Task details:
Your task is to retype the lines from the opening of the material through the line that includes "const fmt = v". Do not copy the pictures.

Material provided:
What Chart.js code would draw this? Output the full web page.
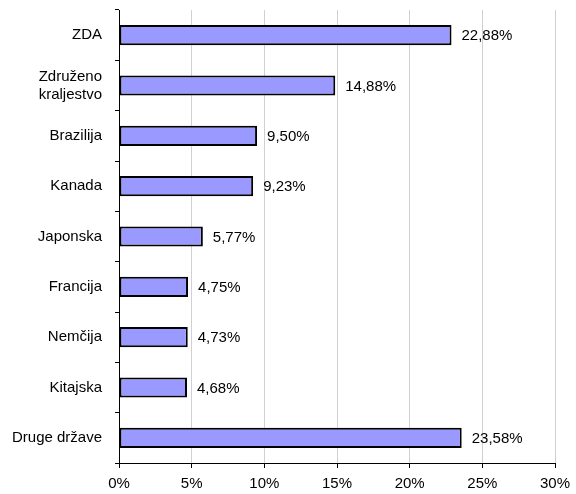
<!DOCTYPE html>
<html>
<head>
<meta charset="utf-8">
<script src="https://cdn.jsdelivr.net/npm/chart.js@4/dist/chart.umd.min.js"></script>
<style>
  html, body { margin: 0; padding: 0; background: #fff; }
  #wrap { width: 576px; height: 494px; }
</style>
</head>
<body>
<div id="wrap"><canvas id="c" width="576" height="494"></canvas></div>
<script>
const countries = ['ZDA', ['Združeno', 'kraljestvo'], 'Brazilija', 'Kanada', 'Japonska', 'Francija', 'Nemčija', 'Kitajska', 'Druge države'];
const shares = [22.88, 14.88, 9.50, 9.23, 5.77, 4.75, 4.73, 4.68, 23.58];
const axisMax = 30;
const axisStep = 5;

const FONT = '"Liberation Sans", Arial, sans-serif';
const fmt = v => v.toFixed(2).replace('.', ',') + '%';

// Writes each bar's share just past its right end
const valueLabels = {
  id: 'valueLabels',
  afterDatasetsDraw(chart) {
    const ctx = chart.ctx;
    const meta = chart.getDatasetMeta(0);
    ctx.save();
    ctx.font = '15px ' + FONT;
    ctx.fillStyle = '#000';
    ctx.textAlign = 'left';
    ctx.textBaseline = 'middle';
    meta.data.forEach((bar, i) => {
      ctx.fillText(fmt(shares[i]), bar.x + 10, bar.y + 1);
    });
    ctx.restore();
  }
};

new Chart(document.getElementById('c'), {
  type: 'bar',
  data: {
    labels: countries,
    datasets: [{
      data: shares,
      backgroundColor: '#9999ff',
      borderColor: '#000',
      borderWidth: 2,
      borderSkipped: false,
      barPercentage: 0.4,
      categoryPercentage: 1
    }]
  },
  options: {
    indexAxis: 'y',
    responsive: false,
    animation: false,
    layout: { padding: { top: 10, right: 21, left: 0, bottom: 0 } },
    plugins: { legend: { display: false }, tooltip: { enabled: false } },
    scales: {
      x: {
        min: 0,
        max: axisMax,
        afterFit(scale) {
          scale.height = 31;
          scale.paddingLeft = 0;
          scale.paddingRight = 0;
        },
        ticks: {
          stepSize: axisStep,
          color: '#000',
          padding: 7,
          font: { family: FONT, size: 15 },
          callback: v => v + '%'
        },
        grid: { color: '#d0d0d0', lineWidth: 1, tickLength: 5, tickColor: '#000' },
        border: { color: '#000', width: 1 }
      },
      y: {
        afterFit(scale) {
          scale.width = 119;
          scale.paddingTop = 0;
          scale.paddingBottom = 0;
        },
        ticks: {
          color: '#000',
          padding: 13,
          font: { family: FONT, size: 15 }
        },
        grid: { drawOnChartArea: false, offset: true, tickLength: 4, tickColor: '#000' },
        border: { color: '#000', width: 1 }
      }
    }
  },
  plugins: [valueLabels]
});
</script>
</body>
</html>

Problem solution:
What Chart.js code would draw this? Output the full web page.
<!DOCTYPE html>
<html>
<head>
<meta charset="utf-8">
<script src="https://cdn.jsdelivr.net/npm/chart.js@4/dist/chart.umd.min.js"></script>
<style>
  html, body { margin: 0; padding: 0; background: #fff; }
  #wrap { width: 576px; height: 494px; }
</style>
</head>
<body>
<div id="wrap"><canvas id="c" width="576" height="494"></canvas></div>
<script>
const countries = ['ZDA', ['Združeno', 'kraljestvo'], 'Brazilija', 'Kanada', 'Japonska', 'Francija', 'Nemčija', 'Kitajska', 'Druge države'];
const shares = [22.88, 14.88, 9.50, 9.23, 5.77, 4.75, 4.73, 4.68, 23.58];
const axisMax = 30;
const axisStep = 5;

const FONT = '"Liberation Sans", Arial, sans-serif';
const fmt = v => v.toFixed(2).replace('.', ',') + '%';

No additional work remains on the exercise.